Work to complete –
Reproduce the material that follows, please, but only from its first line to the line containing "length=6.5, width=1.5, pad=3)", inclusive.

Available data –
----------

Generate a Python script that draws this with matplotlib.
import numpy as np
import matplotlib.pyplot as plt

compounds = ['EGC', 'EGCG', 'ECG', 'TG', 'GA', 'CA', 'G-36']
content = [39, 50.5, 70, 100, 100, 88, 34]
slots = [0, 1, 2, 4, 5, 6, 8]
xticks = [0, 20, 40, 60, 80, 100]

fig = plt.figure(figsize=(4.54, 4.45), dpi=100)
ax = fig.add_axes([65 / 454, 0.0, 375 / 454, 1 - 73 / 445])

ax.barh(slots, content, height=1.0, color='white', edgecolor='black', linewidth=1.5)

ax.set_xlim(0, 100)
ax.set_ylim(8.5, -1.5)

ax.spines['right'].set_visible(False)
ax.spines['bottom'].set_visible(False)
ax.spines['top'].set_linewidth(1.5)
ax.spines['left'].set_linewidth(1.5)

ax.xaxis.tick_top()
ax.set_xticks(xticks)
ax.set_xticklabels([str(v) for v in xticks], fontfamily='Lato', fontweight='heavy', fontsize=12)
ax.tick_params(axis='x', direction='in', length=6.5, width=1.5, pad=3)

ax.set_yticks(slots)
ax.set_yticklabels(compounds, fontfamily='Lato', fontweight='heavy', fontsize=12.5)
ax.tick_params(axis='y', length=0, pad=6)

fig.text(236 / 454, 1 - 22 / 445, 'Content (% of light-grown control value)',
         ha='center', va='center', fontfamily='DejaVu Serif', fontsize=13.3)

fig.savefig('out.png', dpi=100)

----------

Output of the exercise –
Generate a Python script that draws this with matplotlib.
import numpy as np
import matplotlib.pyplot as plt

compounds = ['EGC', 'EGCG', 'ECG', 'TG', 'GA', 'CA', 'G-36']
content = [39, 50.5, 70, 100, 100, 88, 34]
slots = [0, 1, 2, 4, 5, 6, 8]
xticks = [0, 20, 40, 60, 80, 100]

fig = plt.figure(figsize=(4.54, 4.45), dpi=100)
ax = fig.add_axes([65 / 454, 0.0, 375 / 454, 1 - 73 / 445])

ax.barh(slots, content, height=1.0, color='white', edgecolor='black', linewidth=1.5)

ax.set_xlim(0, 100)
ax.set_ylim(8.5, -1.5)

ax.spines['right'].set_visible(False)
ax.spines['bottom'].set_visible(False)
ax.spines['top'].set_linewidth(1.5)
ax.spines['left'].set_linewidth(1.5)

ax.xaxis.tick_top()
ax.set_xticks(xticks)
ax.set_xticklabels([str(v) for v in xticks], fontfamily='Lato', fontweight='heavy', fontsize=12)
ax.tick_params(axis='x', direction='in', length=6.5, width=1.5, pad=3)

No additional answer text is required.